For the Bears, the storyline is the same as always: Robert Griffin III. Baylor’s electric quarterback has lifted the program to this point and is capable of taking it further — perhaps this week, if he can replicate the way Nebraska’s Taylor Martinez carved up K-State in the run game.
Texas Tech at Colorado, Saturday, 2:30 p.m.
The Red Raiders and Buffaloes have their eyes on possible bowl bids, if they can just get eligible. This game looms large for both teams, with each entering at 3–3 overall.
Tech and Colorado have endured similarly uneven seasons, marked by encouraging wins and distressing losses. It was more of the latter for both a week ago, with the Red Raiders falling at home to Oklahoma State and the Buffs losing at Baylor. That’s put an added emphasis on this matchup.
Tech, which has never won at Folsom Field, hopes to get quarterback Taylor Potts back on track after a rough outing against the Cowboys. He threw for just 226 yards and a score, modest numbers for Potts.
The Buffs continue to seek balance, with mixed results. They may need more from quarterback Tyler Hansen through the air, if Potts gets it going again for the Red Raiders.
Texas A&M at Kansas, Saturday, 6 p.m.
Both teams are skidding. Combined, they’re 0–4 in the conference and occupying the basements of their respective divisions in the Big 12. One, for at least a week, gets a reprieve.
The Aggies never figured to be in this spot, but have slumped as quarterback Jerrod Johnson has slumped. The preseason pick for Big 12 Offensive Player of the Year, Johnson has been mostly offensive of late, in a bad way. He’s turned the ball over at an alarming rate and in last week’s loss to Missouri failed to produce altogether. The Aggies fan base even wondered if Johnson should be benched. A&M needs Johnson — the good Johnson — so that isn’t likely, yet.
Kansas’ problems are more far-reaching, yet also include shaky quarterback play. The Jayhawks biggest issues have come on defense, where they’ve allowed an average of 57 points in conference play.
Oklahoma at Missouri, Saturday, 7 p.m.
Once again these two meet in a Big 12 showdown.

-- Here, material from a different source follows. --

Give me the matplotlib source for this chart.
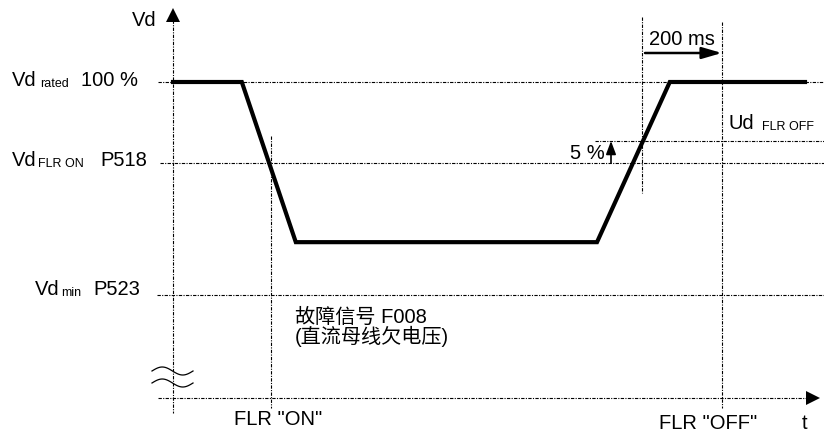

For once, the Tigers would like to show up. The Sooners have won seven straight in the series and 19 of the past 20 meetings. And lately, the stakes have been high, with the last two clashes in the Big 12 title game — both OU romps. Still, there’s reason for optimism this time, with Mizzou bringing a different asset into the game: a stout defense. The Tigers are allowing just 10.8 points per game, ranking second nationally in scoring defense. That includes a shutout of Colorado and a 30–9 win at Texas A&M to open league play.
The Tigers’ offense is high-charged, as usual, behind quarterback Blaine Gabbert and wideout T.J. Moe forming a dynamic combination.
As far as the spotlight, it’s homecoming in Columbia, ESPN GameDay is on hand, and at No. 11, the Tigers occupy their highest point ever in the BCS Standings. Furthermore, Mizzou is seeking its first 7–0 start since 1960.
On the other side, the Sooners are No. 1 in the BCS, trying to navigate one of the tougher road trips on a hopeful run to a title game berth. OU will attack Missouri’s improved defense with a balanced attack. Landry Jones-to-Ryan Broyles rates among the nation’s most productive connections. And running back DeMarco Murray is the school’s all-time touchdown leader, quite a feat at a tradition-steeped school like Oklahoma.